▶ _Exercise objective_:
Leave out the pictures and transcribe everything else exactly.
── Information provided
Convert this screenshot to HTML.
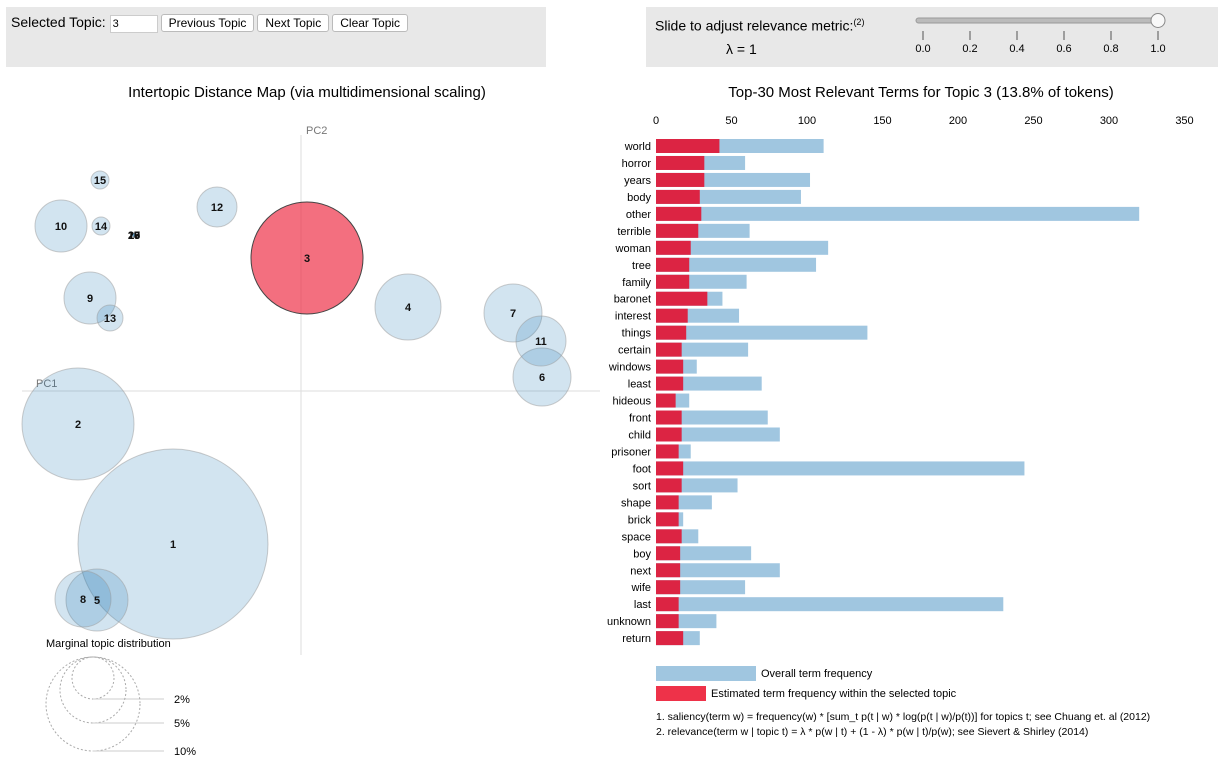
<!DOCTYPE html>
<html><head><meta charset="utf-8"><style>
body{margin:0;background:#fff;font-family:"Liberation Sans",sans-serif;}
.panel{position:absolute;background:#e8e8e8;}
button{font-family:"Liberation Sans",sans-serif;font-size:12px;background:#fff;border:1px solid #bbb;border-radius:3px;height:18px;padding:0 7px;margin-left:3px;}
</style></head><body>
<div class="panel" style="left:6px;top:7px;width:540px;height:60px;">
 <div style="position:absolute;left:5px;top:7px;font-size:14px;">Selected Topic: <input value="3" style="width:42px;height:14px;font-size:11px;border:1px solid #ccc;"><button>Previous Topic</button><button>Next Topic</button><button>Clear Topic</button></div>
</div>
<div class="panel" style="left:646px;top:7px;width:572px;height:60px;">
 <div style="position:absolute;left:9px;top:10px;font-size:14px;">Slide to adjust relevance metric:<sup style="font-size:9px">(2)</sup></div>
 <div style="position:absolute;left:80px;top:34px;font-size:14px;">λ = 1</div>
</div>
<svg width="1221" height="774" style="position:absolute;left:0;top:0" font-family="Liberation Sans, sans-serif" id="svg">
 <g>
  <rect x="916" y="18" width="244" height="5" rx="2.5" fill="#bbb" stroke="#999"/>
  <circle cx="1158" cy="20.5" r="7" fill="#f8f8f8" stroke="#888"/>
 </g>
 <text x="307" y="97" font-size="15" text-anchor="middle">Intertopic Distance Map (via multidimensional scaling)</text>
 <text x="921" y="97" font-size="15" text-anchor="middle">Top-30 Most Relevant Terms for Topic 3 (13.8% of tokens)</text>
 <g id="map"></g>
 <g id="bars"></g>
 <g>
  <rect x="656" y="666" width="100" height="15" fill="#a0c6e0"/>
  <text x="761" y="677" font-size="11">Overall term frequency</text>
  <rect x="656" y="686" width="50" height="15" fill="#ee3249"/>
  <text x="711" y="697" font-size="11">Estimated term frequency within the selected topic</text>
  <text x="656" y="720" font-size="10.5">1. saliency(term w) = frequency(w) * [sum_t p(t | w) * log(p(t | w)/p(t))] for topics t; see Chuang et. al (2012)</text>
  <text x="656" y="735" font-size="10.5">2. relevance(term w | topic t) = λ * p(w | t) + (1 - λ) * p(w | t)/p(w); see Sievert &amp; Shirley (2014)</text>
 </g>
</svg>
<script>
const NS="http://www.w3.org/2000/svg";
function mk(tag,attrs,parent,txt){const e=document.createElementNS(NS,tag);for(const k in attrs)e.setAttribute(k,attrs[k]);if(txt!==undefined)e.textContent=txt;parent.appendChild(e);return e;}
const svg=document.getElementById('svg');
// slider ticks
const sliderTicks=[0.0,0.2,0.4,0.6,0.8,1.0];
sliderTicks.forEach(v=>{const x=923+v*235;
 const l=mk('line',{x1:x,y1:31,x2:x,y2:40,stroke:'#555'},svg);
 
 
 const t=mk('text',{x:x,y:52,'font-size':11,'text-anchor':'middle'},svg,v.toFixed(1));
 
 });

// ---- topic map data ----
const topicIds=[1,2,3,4,5,6,7,8,9,10,11,12,13,14,15,16,17,18,19,20];
const topicPC1=[173,78,307,408,97,542,513,83,90,61,541,217,110,101,100,134,134,134,134,134];
const topicPC2=[544,424,258,307,600,377,313,599,298,226,341,207,318,226,180,235,235,235,235,235];
const topicRadius=[95,56,56,33,31,29,29,28,26,26,25,20,13,9,9,2,2,2,2,2];
const map=document.getElementById('map');
const ax1=mk('line',{x1:22,y1:391,x2:600,y2:391,stroke:'#ddd'},map);


const ax2=mk('line',{x1:301,y1:135,x2:301,y2:655,stroke:'#ddd'},map);


const l1=mk('text',{x:36,y:387,'font-size':11,fill:'#777'},map,'PC1');


const l2=mk('text',{x:306,y:134,'font-size':11,fill:'#777'},map,'PC2');


topicIds.forEach((id,i)=>{
 const sel=id===3;
 const c=mk('circle',{cx:topicPC1[i],cy:topicPC2[i],r:topicRadius[i],fill:sel?'#ee3249':'#1f77b4','fill-opacity':sel?0.7:0.2,stroke:sel?'#444':'#999','stroke-opacity':sel?1:0.5},map);
 
 
});
topicIds.forEach((id,i)=>{
 const t=mk('text',{x:topicPC1[i],y:topicPC2[i]+4,'font-size':11,'font-weight':'bold','text-anchor':'middle',fill:'#111'},map,String(id));
 
 
});
// marginal legend
const mt=mk('text',{x:46,y:647,'font-size':11},map,'Marginal topic distribution');


const margLabels=['2%','5%','10%'];
const margRadius=[21,33,47];
margLabels.forEach((lab,i)=>{const r=margRadius[i];const cy=657+r;
 const c=mk('circle',{cx:93,cy:cy,r:r,fill:'none',stroke:'#aaa','stroke-dasharray':'2 2'},map);
 
 
 mk('line',{x1:93,y1:cy+r,x2:164,y2:cy+r,stroke:'#ccc'},map);
 const t=mk('text',{x:174,y:cy+r+4,'font-size':11},map,lab);
 
 
});

// ---- bar chart data ----
const terms=['world','horror','years','body','other','terrible','woman','tree','family','baronet','interest','things','certain','windows','least','hideous','front','child','prisoner','foot','sort','shape','brick','space','boy','next','wife','last','unknown','return'];
const overallFreq=[111,59,102,96,320,62,114,106,60,44,55,140,61,27,70,22,74,82,23,244,54,37,18,28,63,82,59,230,40,29];
const topicFreq=[42,32,32,29,30,28,23,22,22,34,21,20,17,18,18,13,17,17,15,18,17,15,15,17,16,16,16,15,15,18];
const xTicks=[0,50,100,150,200,250,300,350];
const x0=656,pxPer=1.51,y0=139,step=16.97,bh=14;
const xs=v=>x0+v*pxPer;
const bars=document.getElementById('bars');
xTicks.forEach(v=>{const t=mk('text',{x:xs(v),y:124,'font-size':11,'text-anchor':'middle',fill:'#000'},bars,String(v));
 
 });
terms.forEach((w,i)=>{const y=y0+i*step;
 const b=mk('rect',{x:x0,y:y,width:overallFreq[i]*pxPer,height:bh,fill:'#a0c6e0'},bars);
 
 
 const r=mk('rect',{x:x0,y:y,width:topicFreq[i]*pxPer,height:bh,fill:'#dc2443'},bars);
 
 
 const t=mk('text',{x:651,y:y+11,'font-size':11,'text-anchor':'end'},bars,w);
 
 
});
</script>
</body></html>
────
▶ _Answer to the problem_:
Convert this screenshot to HTML.
<!DOCTYPE html>
<html><head><meta charset="utf-8"><style>
body{margin:0;background:#fff;font-family:"Liberation Sans",sans-serif;}
.panel{position:absolute;background:#e8e8e8;}
button{font-family:"Liberation Sans",sans-serif;font-size:12px;background:#fff;border:1px solid #bbb;border-radius:3px;height:18px;padding:0 7px;margin-left:3px;}
</style></head><body>
<div class="panel" style="left:6px;top:7px;width:540px;height:60px;">
 <div style="position:absolute;left:5px;top:7px;font-size:14px;">Selected Topic: <input value="3" style="width:42px;height:14px;font-size:11px;border:1px solid #ccc;"><button>Previous Topic</button><button>Next Topic</button><button>Clear Topic</button></div>
</div>
<div class="panel" style="left:646px;top:7px;width:572px;height:60px;">
 <div style="position:absolute;left:9px;top:10px;font-size:14px;">Slide to adjust relevance metric:<sup style="font-size:9px">(2)</sup></div>
 <div style="position:absolute;left:80px;top:34px;font-size:14px;">λ = 1</div>
</div>
<svg width="1221" height="774" style="position:absolute;left:0;top:0" font-family="Liberation Sans, sans-serif" id="svg">
 <g>
  <rect x="916" y="18" width="244" height="5" rx="2.5" fill="#bbb" stroke="#999"/>
  <circle cx="1158" cy="20.5" r="7" fill="#f8f8f8" stroke="#888"/>
 </g>
 <text x="307" y="97" font-size="15" text-anchor="middle">Intertopic Distance Map (via multidimensional scaling)</text>
 <text x="921" y="97" font-size="15" text-anchor="middle">Top-30 Most Relevant Terms for Topic 3 (13.8% of tokens)</text>
 <g id="map"></g>
 <g id="bars"></g>
 <g>
  <rect x="656" y="666" width="100" height="15" fill="#a0c6e0"/>
  <text x="761" y="677" font-size="11">Overall term frequency</text>
  <rect x="656" y="686" width="50" height="15" fill="#ee3249"/>
  <text x="711" y="697" font-size="11">Estimated term frequency within the selected topic</text>
  <text x="656" y="720" font-size="10.5">1. saliency(term w) = frequency(w) * [sum_t p(t | w) * log(p(t | w)/p(t))] for topics t; see Chuang et. al (2012)</text>
  <text x="656" y="735" font-size="10.5">2. relevance(term w | topic t) = λ * p(w | t) + (1 - λ) * p(w | t)/p(w); see Sievert &amp; Shirley (2014)</text>
 </g>
</svg>
<script>
const NS="http://www.w3.org/2000/svg";
function mk(tag,attrs,parent,txt){const e=document.createElementNS(NS,tag);for(const k in attrs)e.setAttribute(k,attrs[k]);if(txt!==undefined)e.textContent=txt;parent.appendChild(e);return e;}
const svg=document.getElementById('svg');
// slider ticks
const sliderTicks=[0.0,0.2,0.4,0.6,0.8,1.0];
sliderTicks.forEach(v=>{const x=923+v*235;
 const l=mk('line',{x1:x,y1:31,x2:x,y2:40,stroke:'#555'},svg);
 
 
 const t=mk('text',{x:x,y:52,'font-size':11,'text-anchor':'middle'},svg,v.toFixed(1));
 
 });

// ---- topic map data ----
const topicIds=[1,2,3,4,5,6,7,8,9,10,11,12,13,14,15,16,17,18,19,20];
const topicPC1=[173,78,307,408,97,542,513,83,90,61,541,217,110,101,100,134,134,134,134,134];
const topicPC2=[544,424,258,307,600,377,313,599,298,226,341,207,318,226,180,235,235,235,235,235];
const topicRadius=[95,56,56,33,31,29,29,28,26,26,25,20,13,9,9,2,2,2,2,2];
const map=document.getElementById('map');
const ax1=mk('line',{x1:22,y1:391,x2:600,y2:391,stroke:'#ddd'},map);


const ax2=mk('line',{x1:301,y1:135,x2:301,y2:655,stroke:'#ddd'},map);


const l1=mk('text',{x:36,y:387,'font-size':11,fill:'#777'},map,'PC1');


const l2=mk('text',{x:306,y:134,'font-size':11,fill:'#777'},map,'PC2');


topicIds.forEach((id,i)=>{
 const sel=id===3;
 const c=mk('circle',{cx:topicPC1[i],cy:topicPC2[i],r:topicRadius[i],fill:sel?'#ee3249':'#1f77b4','fill-opacity':sel?0.7:0.2,stroke:sel?'#444':'#999','stroke-opacity':sel?1:0.5},map);
 
 
});
topicIds.forEach((id,i)=>{
 const t=mk('text',{x:topicPC1[i],y:topicPC2[i]+4,'font-size':11,'font-weight':'bold','text-anchor':'middle',fill:'#111'},map,String(id));
 
 
});
// marginal legend
const mt=mk('text',{x:46,y:647,'font-size':11},map,'Marginal topic distribution');


const margLabels=['2%','5%','10%'];
const margRadius=[21,33,47];
margLabels.forEach((lab,i)=>{const r=margRadius[i];const cy=657+r;
 const c=mk('circle',{cx:93,cy:cy,r:r,fill:'none',stroke:'#aaa','stroke-dasharray':'2 2'},map);
 
 
 mk('line',{x1:93,y1:cy+r,x2:164,y2:cy+r,stroke:'#ccc'},map);
 const t=mk('text',{x:174,y:cy+r+4,'font-size':11},map,lab);
 
 
});

// ---- bar chart data ----
const terms=['world','horror','years','body','other','terrible','woman','tree','family','baronet','interest','things','certain','windows','least','hideous','front','child','prisoner','foot','sort','shape','brick','space','boy','next','wife','last','unknown','return'];
const overallFreq=[111,59,102,96,320,62,114,106,60,44,55,140,61,27,70,22,74,82,23,244,54,37,18,28,63,82,59,230,40,29];
const topicFreq=[42,32,32,29,30,28,23,22,22,34,21,20,17,18,18,13,17,17,15,18,17,15,15,17,16,16,16,15,15,18];
const xTicks=[0,50,100,150,200,250,300,350];
const x0=656,pxPer=1.51,y0=139,step=16.97,bh=14;
const xs=v=>x0+v*pxPer;
const bars=document.getElementById('bars');
xTicks.forEach(v=>{const t=mk('text',{x:xs(v),y:124,'font-size':11,'text-anchor':'middle',fill:'#000'},bars,String(v));
 
 });
terms.forEach((w,i)=>{const y=y0+i*step;
 const b=mk('rect',{x:x0,y:y,width:overallFreq[i]*pxPer,height:bh,fill:'#a0c6e0'},bars);
 
 
 const r=mk('rect',{x:x0,y:y,width:topicFreq[i]*pxPer,height:bh,fill:'#dc2443'},bars);
 
 
 const t=mk('text',{x:651,y:y+11,'font-size':11,'text-anchor':'end'},bars,w);
 
 
});
</script>
</body></html>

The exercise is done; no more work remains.